Lastly, there is Dreamer land and we actually meet two people this time. There is aspiring actress Anna (Jessica Jade Andres) and washed-up businessman Barry Hollywood (Barry Shay). Anna is doing the rounds at her local acting class while Barry is attempting to acquire the funds to open a new business. I’m not exactly sure how the two relate, but their plans go awry and the two are stuck wondering how they can achieve their dreams.
The connective glue of these various stories is Normand, supplier of some bomb ass shrooms. Everyone eventually comes to Normand for their answers and he gives it to them in the form of mushed-up powder. I suppose you can say the moral of the story is that Hollywood turns people into junkies, but by the mid-point, I started to lose interest. It’s not that the acting or editing is bad. In fact, I liked most of the performances here and only felt a few were off due to inexperience more than direction. No, my issue is just that these disparate plotlines have the thinnest of reasons to even co-exist.
At the beginning of the movie, there is some unseen narrator that introduces himself as being from the fifth dimension, but he disappears for massive durations of time. If he were filming every character and contextualizing their struggles somehow, I feel Mondo Hollywoodland would have worked a bit better. Without his guiding voice, the film often meanders around and provides a lot of out-of-context shots that are never referenced again or inform upcoming scenes.
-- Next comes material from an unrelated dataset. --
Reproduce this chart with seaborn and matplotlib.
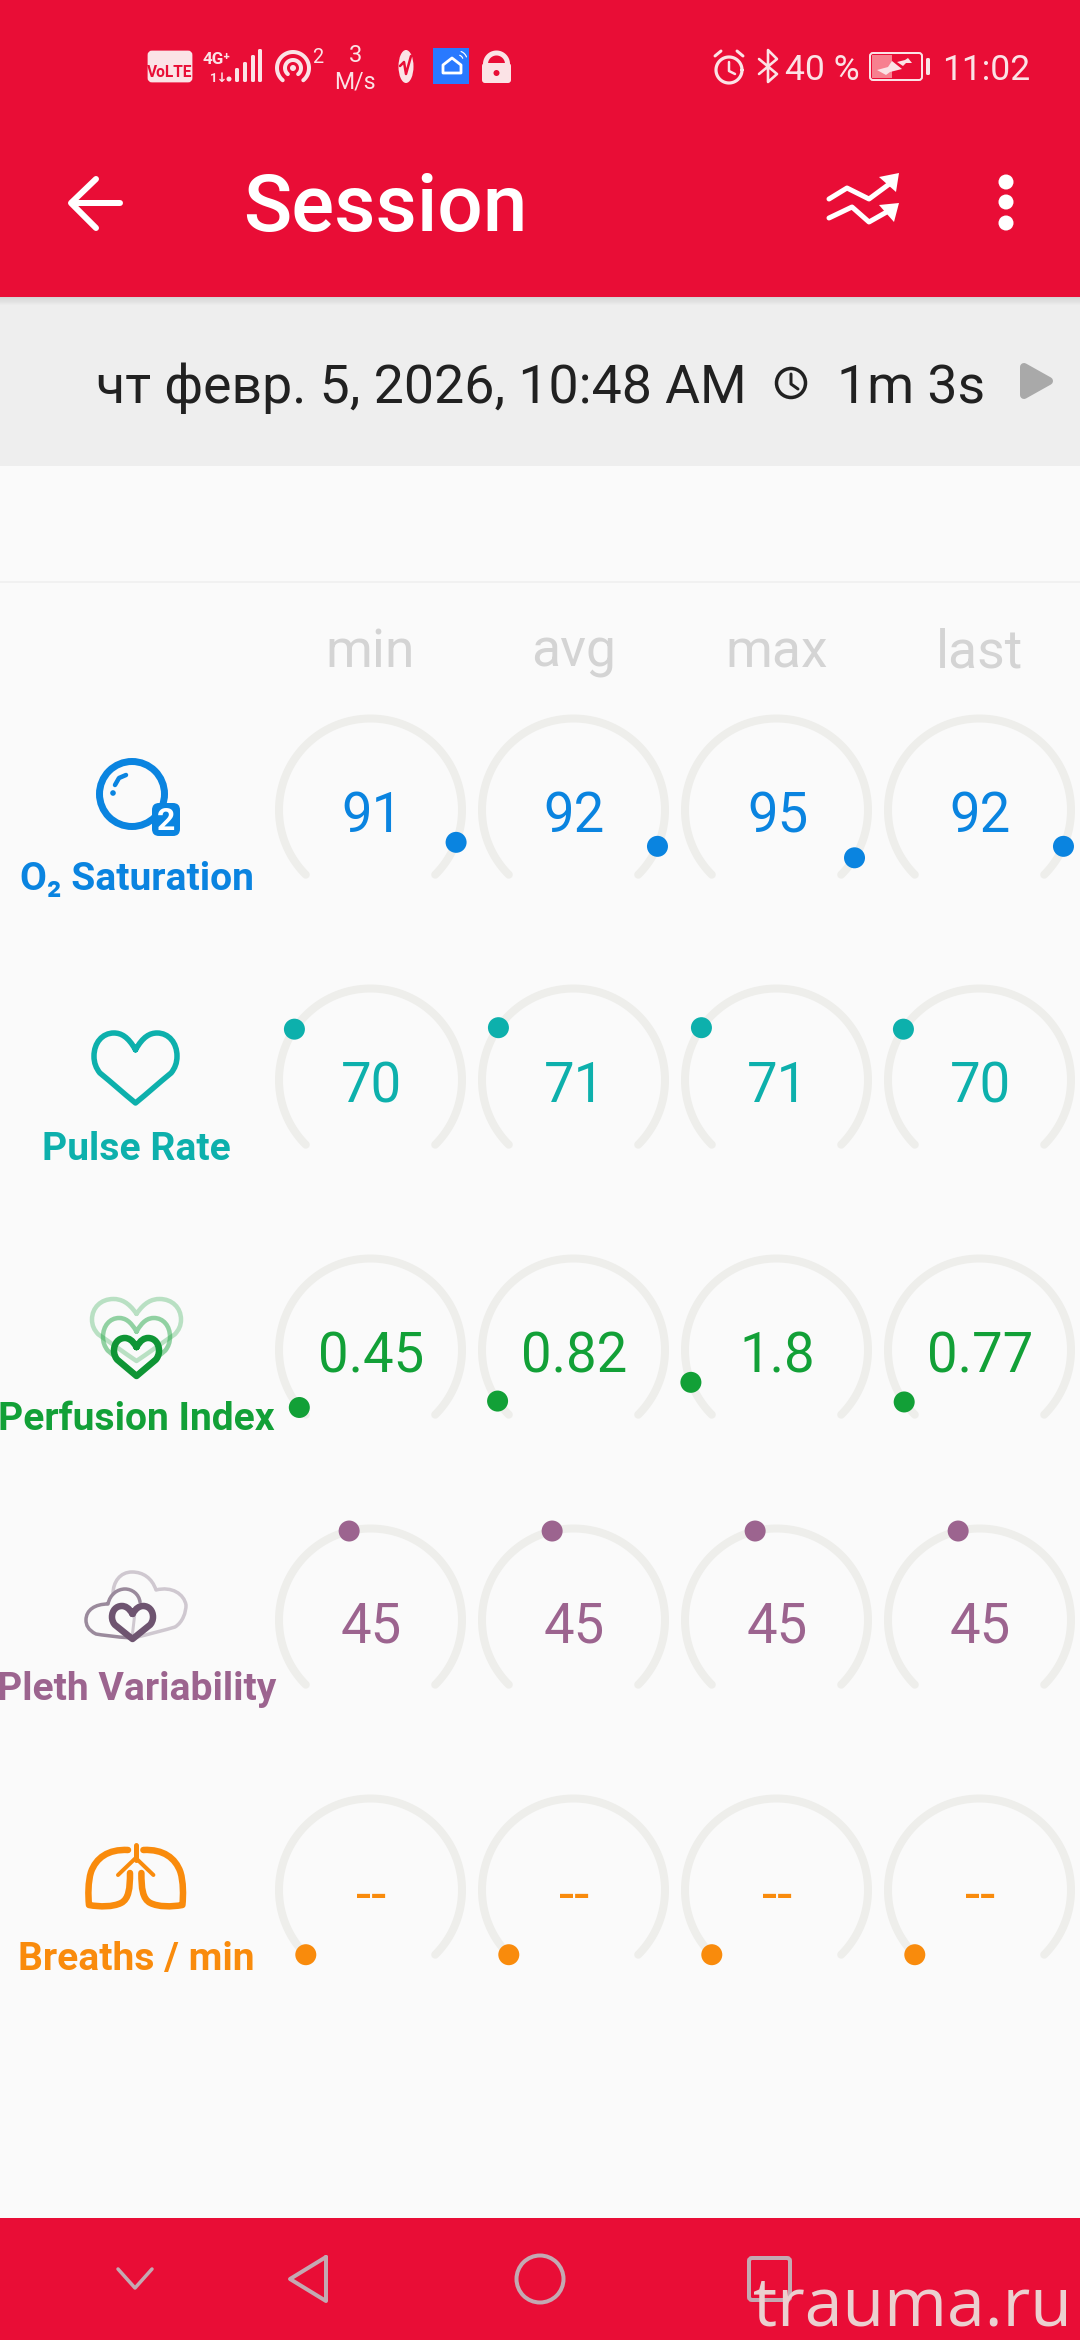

What’s even more bizarre is that in the last 15-ish minutes, most of the cast does come together to plot out a heist that manages to tie up a few loose ends. It’s bizarre to see 90 minutes of screentime spent on setting up characters just to provide a closing punchline of sorts, but that’s how the cookies have crumbled. Credit to Ambros for seeing the bigger picture here, but I don’t quite think the film nails the landing.
As harsh as all of this sounds, I don’t hate Mondo Hollywoodland. In a year where I saw both Werewolves Within and Like a Dirty French Novel, I can tell you when a movie is legitimately bad. Ambros hasn’t made a bad film, but one that doesn’t quite know what it wants to be. It has some entertaining moments where characters spout off random jokes or land perfect comedic timing with puns, but it feels a bit bloated for its own good. That’s also not mentioning how spending an hour and a half on random stories doesn’t quite stage the heist properly, which seemingly comes out of nowhere at the end. I get it would be pointless to shove in backstory during a pivotal moment like that, but there are better ways to contextualize such a finale.
What Mondo Hollywoodland offers is something where viewers are meant to dissect each frame for subtext and iconography and suffer through the mundanity of these people’s lives for that ending. It’s just hard not to think that some tighter editing could have made the story flow better. Even still, there is bound to be an audience for this guerilla-style of filmmaking that Ambros has captured here. I’ve never truly been one for experimental films, but I understand the appeal they hold for the less mainstream-inclined audiences.
If you’re one to eschew the typical three-act structure for a story that focuses more on its characters than any concrete narrative, Mondo Hollywoodland is going to cater right to you. If not, then I can’t say there is really much here that will pique your interest. What you won’t feel after the film is disappointment because this is definitely a very deliberately made film. You may not like it, but you can’t claim that Ambros did not achieve what he set out to do.